Senior Vice-President and Chief Economist
This op-ed was originally published in The Globe and Mail on February 6, 2018.
The federal government is likely to outline its new fiscal plans before the end of March. Budget 2018 will focus on policies intended to share the benefits of a rising economy. While the narrative will emphasize helping the middle class, there will be an emphasis on removing barriers to success for disadvantaged groups, with a focus on gender.
One key challenge for fiscal planners will be projections of modest economic growth in the years to come. Indeed, after growing by 3 per cent last year, the trend pace of economic growth will be below 2 per cent a year in the coming decade. This modest outlook will limit tax revenues, unless governments take actions to bolster economic growth.
Economies grow either because there are more workers or workers are more productive. Removing obstacles to success can increase the labour participation of disadvantaged workers and improve the contributions they make to the economy. Addressing inequality is not just about fairness – it is a fundamental economic issue than can enhance growth. For example, women face greater obstacles to career success than men. Other large disadvantaged groups include people with disabilities, Indigenous people, newcomers, youth and older workers.
But, in the quest to support growth that reaches a wider part of the population, the government needs to be mindful to continue implementing policies to foster economic growth broadly. On this front, there are some growing challenges, chief among them being a low level of competitiveness.
In recent years, highly-indebted consumers and the real estate sector have fuelled the bulk of economic growth, which creates financial vulnerabilities. Looking ahead, exports and business investment will need to carry more of the burden of supporting growth, which poses some challenges. Exports are rising, but Canada is losing market share in the United States and other major trade destinations.

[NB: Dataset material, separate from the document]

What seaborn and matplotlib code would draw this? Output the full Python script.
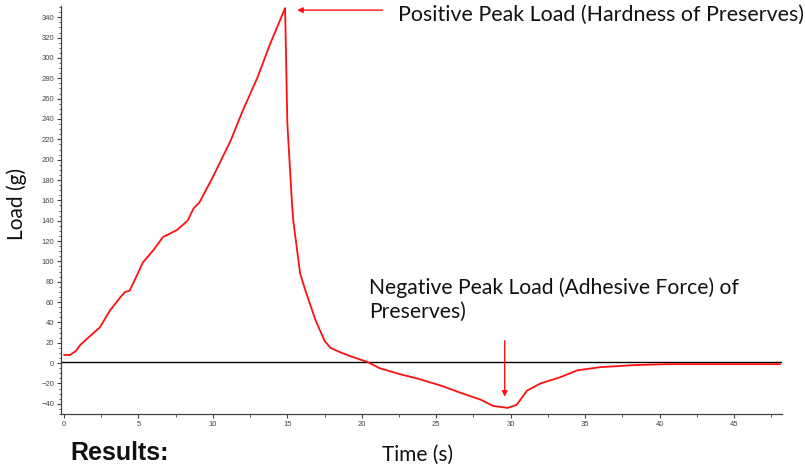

A lack of competitiveness in global markets can be traced in part to weak business investment. The Conference Board of Canada ’s Index of Business Confidence survey for winter 2018 showed 43 per cent of firms operating close to or above capacity, with the number rising to almost 80 per cent when factoring in firms operating slightly below capacity. However, only 52 per cent of business leaders felt now was a good time to invest. More than one-third of all firms are challenged by shortages of high-skilled labour . A greater headwind is that 48 per cent of businesses feel government policy is an impediment to investment.
Concerns about the North American free-trade agreement are surely weighing on the willingness of firms to invest. But businesses are also expressing concerns about policy choices, such as concern about rising minimum wages, new labour-law requirements, high electricity prices in certain provinces and rising Canada Pension Plan contribution rates. Taken collectively, Canada is becoming less competitive.
The Prime Minister has made clear Canada will not be matching the tax cuts now taking effect in the United States. This approach puts Canada at a competitive disadvantage, at least in terms of attracting foreign, and retaining domestic, capital. Canada ’s tax system is complex, inefficient and extremely burdensome. Simplifying the tax system while eliminating many tax expenditures and subsidies could provide the funds for a reduction in the general corporate-tax rate. Businesses should also be put on a more equal footing. For example, trade in services has great potential, but the services sector currently lacks the tax advantages that manufacturers receive.
Taxes are only one cost to business. Another is the regulatory burden on firms. Regulation should be predictable, efficient and consistent. Right now, regulation is complicated and onerous. The solution is to lighten the load, but also modernize regulation to foster growth in sectors with great potential, such as the life sciences, fintech and agrifood sectors.
What are the implications for the federal government ’s 2018 budget?
First, the government should keep debt as a share of the economy on a declining path even when revenue growth slows. The economy is in its ninth year of expansion. Policymakers should be mindful that recessions are a regular part of the business cycle and one will occur at some point in the not-too-distant future. It would be prudent to limit the deficit in the near term to provide the fiscal resources to respond to the next downturn. Since 2015, program spending has been rising at more than 6 per cent annually—the sustainable pace in the medium term is about 3 per cent.
Next, the government needs to focus on policies that might raise the future sustainable pace of economic growth. Public infrastructure investment can be a catalyst for private investment and reduce obstacles to economic growth. The government should deliver fully on its prior commitment to investment in productivity-enhancing infrastructure.
The government should also prioritize the development of the Canadian work force. High-skill workers are in demand, while middle-skill jobs have been lost and middle-income workers have seen little wage growth over the past decade. In addition to removing barriers to success for disadvantaged workers, policy should be directed to building the high-skilled work force of the future. Although education is a provincial responsibility, there are many channels through which the federal government can support skills development.
The next federal budget can be oriented toward reducing inequality, but it also needs to have policies aimed at boosting investment, innovation and competitiveness for business as a whole.